◆ OBJECTIVE
Leave out the pictures and retype only the lines from the opening line to the line that holds "i) => barColors[i]);", both ends included.

◆ DATA EXTRACT
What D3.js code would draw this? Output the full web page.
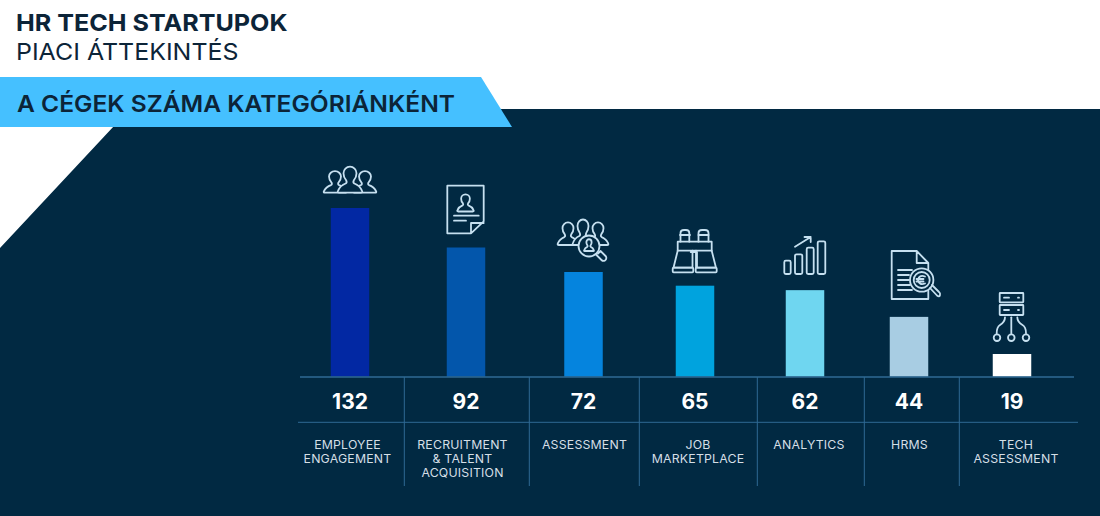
<!DOCTYPE html>
<html>
<head>
<meta charset="utf-8">
<script src="https://cdn.jsdelivr.net/npm/d3@7"></script>
<style>
	html, body { margin: 0; padding: 0; background: #fff; }
	svg { display: block; }
	text { font-family: Inter, "Noto Sans", sans-serif; }
</style>
</head>
<body>
<svg id="chart" width="1100" height="516"></svg>
<script>
const categories = ['EMPLOYEE ENGAGEMENT', 'RECRUITMENT & TALENT ACQUISITION', 'ASSESSMENT', 'JOB MARKETPLACE', 'ANALYTICS', 'HRMS', 'TECH ASSESSMENT'];
const categoryLines = [['EMPLOYEE', 'ENGAGEMENT'], ['RECRUITMENT', '& TALENT', 'ACQUISITION'], ['ASSESSMENT'], ['JOB', 'MARKETPLACE'], ['ANALYTICS'], ['HRMS'], ['TECH', 'ASSESSMENT']];
const companies = [132, 92, 72, 65, 62, 44, 19];
const barColors = ['#0228a3', '#0356ab', '#0584de', '#00a3de', '#6fd6f0', '#a8cde3', '#ffffff'];

const dark = '#012942';
const rule = '#2f6a94';
const iconColor = '#c6e0f0';
const svg = d3.select('#chart');

// background shapes
svg.append('polygon').attr('fill', dark)
	.attr('points', '470,109 1100,109 1100,516 0,516 0,248 114,126 470,126');
svg.append('polygon').attr('fill', '#45c0ff')
	.attr('points', '0,77 481,77 512,127 0,127');

// columns are not evenly wide in the original
const x = d3.scaleOrdinal(categories, [350, 466, 583.5, 695, 805, 909, 1012]);
const labelX = d3.scaleOrdinal(categories, [347.5, 462.5, 584.5, 698, 809, 909.5, 1016]);
// the original bars are not strictly proportional, so the scale has a few bends
const y = d3.scaleLinear().domain([0, 19, 65, 72, 92, 132]).range([376.7, 354, 285.7, 272, 247.5, 208]);
const barWidth = 38.5;

svg.selectAll('.bar')
	.data(categories)
	.enter()
	.append('rect')
	.attr('class', 'bar')
	.attr('x', d => x(d) - barWidth / 2)
	.attr('y', (d, i) => y(companies[i]))
	.attr('width', barWidth)
	.attr('height', (d, i) => y(0) - y(companies[i]))
	.attr('fill', (d, i) => barColors[i]);

// table rules
const ruleLine = (x1, y1, x2, y2, w) => svg.append('line')
	.attr('x1', x1).attr('y1', y1).attr('x2', x2).attr('y2', y2)
	.attr('stroke', rule).attr('stroke-width', w);
ruleLine(300, 377, 1074, 377, 1.5);
ruleLine(298, 422.3, 1078, 422.3, 1);
[404.3, 529.3, 639.3, 757.3, 864.3, 959.3].forEach(v => ruleLine(v, 377, v, 486, 1));

svg.selectAll('.value')
	.data(categories)
	.enter()
	.append('text')
	.attr('class', 'value')
	.attr('x', d => x(d))
	.attr('y', 409)
	.attr('text-anchor', 'middle')
	.attr('fill', '#fff')
	.attr('font-size', 21)
	.attr('font-weight', 700)
	.text((d, i) => companies[i]);

svg.selectAll('.label')
	.data(categories)
	.enter()
	.append('text')
	.attr('class', 'label')
	.attr('text-anchor', 'middle')
	.attr('fill', '#d5dfe6')
	.attr('font-size', 12.3)
	.attr('letter-spacing', 0.2)
	.each(function (d, i) {
		d3.select(this).selectAll('tspan')
			.data(categoryLines[i])
			.enter()
			.append('tspan')
			.attr('x', labelX(d))
			.attr('y', (l, j) => 448.5 + j * 14.2)
			.text(l => l);
	});

// headings, stretched to the width of the original wide typeface
const heading = (str, px, py, weight, len) => svg.append('text')
	.attr('x', px).attr('y', py)
	.attr('fill', '#0c2438')
	.attr('font-size', 23.5)
	.attr('font-weight', weight)
	.attr('textLength', len)
	.attr('lengthAdjust', 'spacingAndGlyphs')
	.text(str);
heading('HR TECH STARTUPOK', 16, 31, 700, 271.5);
heading('PIACI ÁTTEKINTÉS', 16, 59.5, 400, 222.5);
heading('A CÉGEK SZÁMA KATEGÓRIÁNKÉNT', 17, 112, 600, 438);

// icons
const icons = svg.append('g')
	.attr('fill', 'none')
	.attr('stroke', iconColor)
	.attr('stroke-width', 1.8)
	.attr('stroke-linecap', 'round')
	.attr('stroke-linejoin', 'round');

const addPath = d => icons.append('path').attr('d', d);
const addCircle = (cx, cy, r, fill) => icons.append('circle')
	.attr('cx', cx).attr('cy', cy).attr('r', r).attr('fill', fill || 'none');
const addRect = (rx, ry, rw, rh, r) => icons.append('rect')
	.attr('x', rx).attr('y', ry).attr('width', rw).attr('height', rh).attr('rx', r || 0);

// head and shoulders, w wide and h high, centred on cx and standing on base
const bust = (cx, base, w, h) => icons.append('path')
	.attr('transform', `translate(${cx - w / 2},${base - h}) scale(${w / 24},${h / 26})`)
	.attr('vector-effect', 'non-scaling-stroke')
	.attr('fill', dark)
	.attr('d', 'M2 26Q0 26 1 24Q3 19 8 17Q9.5 16 8.5 14Q6 11 6 7A6 6.5 0 0 1 18 7Q18 11 15.5 14Q14.5 16 16 17Q21 19 23 24Q24 26 22 26Z');

// employee engagement
bust(335, 192.7, 24, 22);
bust(365, 192.7, 24, 22);
bust(350, 192.7, 26, 26.5);

// recruitment
addPath('M471 233.3H447.3V185.7H483.7V221.3L471 233.3V223H483.7');
bust(465.5, 211.5, 17.5, 17.5);
addPath('M454 215.7H478.7M454 220.7H466');

// assessment
bust(568, 245, 22, 23);
bust(598, 245, 22, 23);
bust(583, 245, 22, 26);
addCircle(589, 246, 10.5, dark);
bust(589, 251, 10.5, 12);
addPath('M598 253.5L600.5 251L606 256.5Q607 259 605 260.5Q603 261.5 601.5 260L596 254.5');

// job marketplace
addPath('M680.5 241.7V233Q680.5 230 684 230H686Q689.3 230 689.3 233V241.7');
addPath('M680 235H690M698.5 235H708.5');
addPath('M698.5 241.7V233Q698.5 230 702 230H705Q708.5 230 708.5 233V241.7');
addRect(677.7, 241.7, 34, 9);
addPath('M677.7 250.7L673.5 267.7H692.5V250.7M711.7 250.7L716 267.7H696V250.7M690.7 252H697V267.7');
addRect(672.7, 267.7, 20.6, 4.6, 1);
addRect(695.7, 267.7, 21, 4.6, 1);

// analytics
addRect(784.3, 260.7, 6.4, 13.3, 1.5);
addRect(795, 254.3, 7.3, 19.7, 1.5);
addRect(806.7, 247.7, 7, 26.3, 1.5);
addRect(817.7, 241.3, 7.6, 32.7, 1.5);
addPath('M795 246.7L810.7 237M804.5 237H810.7V242');

// hrms
addPath('M928.3 263V299H891.7V251H916.7ZM916.7 251V263H928.3');
addPath('M898 270H912M898 275H909M898 280H909M898 285H910M898 290H912');
addCircle(921.7, 280, 11.7, dark);
addCircle(921.7, 280, 8);
addPath('M925 276.5Q919 274.5 918 280Q919 285.5 925 283.5M916.5 279H923.5M916.5 281.5H923.5');
addPath('M930 288L937 295.5Q939.5 297.5 940 295Q940.5 293 939 292L932 285');

// tech assessment
addRect(999.7, 293, 23.6, 9.3, 0.5);
addRect(999.7, 305, 23.6, 10, 0.5);
addPath('M1004 297.7H1009M1018 297.7H1019M1004 310H1009M1018 310H1019');
addPath('M1011.3 317.3V333.3');
addPath('M1005 317.3Q1005 322 1000 325Q996.7 327 996.7 333.3');
addPath('M1017.3 317.3Q1017.3 322 1022.5 325Q1026 327 1026 333.3');
[997, 1011.3, 1026].forEach(v => addCircle(v, 337.7, 3.3));
</script>
</body>
</html>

◆ RESPONSE TO THIS TASK
What D3.js code would draw this? Output the full web page.
<!DOCTYPE html>
<html>
<head>
<meta charset="utf-8">
<script src="https://cdn.jsdelivr.net/npm/d3@7"></script>
<style>
	html, body { margin: 0; padding: 0; background: #fff; }
	svg { display: block; }
	text { font-family: Inter, "Noto Sans", sans-serif; }
</style>
</head>
<body>
<svg id="chart" width="1100" height="516"></svg>
<script>
const categories = ['EMPLOYEE ENGAGEMENT', 'RECRUITMENT & TALENT ACQUISITION', 'ASSESSMENT', 'JOB MARKETPLACE', 'ANALYTICS', 'HRMS', 'TECH ASSESSMENT'];
const categoryLines = [['EMPLOYEE', 'ENGAGEMENT'], ['RECRUITMENT', '& TALENT', 'ACQUISITION'], ['ASSESSMENT'], ['JOB', 'MARKETPLACE'], ['ANALYTICS'], ['HRMS'], ['TECH', 'ASSESSMENT']];
const companies = [132, 92, 72, 65, 62, 44, 19];
const barColors = ['#0228a3', '#0356ab', '#0584de', '#00a3de', '#6fd6f0', '#a8cde3', '#ffffff'];

const dark = '#012942';
const rule = '#2f6a94';
const iconColor = '#c6e0f0';
const svg = d3.select('#chart');

// background shapes
svg.append('polygon').attr('fill', dark)
	.attr('points', '470,109 1100,109 1100,516 0,516 0,248 114,126 470,126');
svg.append('polygon').attr('fill', '#45c0ff')
	.attr('points', '0,77 481,77 512,127 0,127');

// columns are not evenly wide in the original
const x = d3.scaleOrdinal(categories, [350, 466, 583.5, 695, 805, 909, 1012]);
const labelX = d3.scaleOrdinal(categories, [347.5, 462.5, 584.5, 698, 809, 909.5, 1016]);
// the original bars are not strictly proportional, so the scale has a few bends
const y = d3.scaleLinear().domain([0, 19, 65, 72, 92, 132]).range([376.7, 354, 285.7, 272, 247.5, 208]);
const barWidth = 38.5;

svg.selectAll('.bar')
	.data(categories)
	.enter()
	.append('rect')
	.attr('class', 'bar')
	.attr('x', d => x(d) - barWidth / 2)
	.attr('y', (d, i) => y(companies[i]))
	.attr('width', barWidth)
	.attr('height', (d, i) => y(0) - y(companies[i]))
	.attr('fill', (d, i) => barColors[i]);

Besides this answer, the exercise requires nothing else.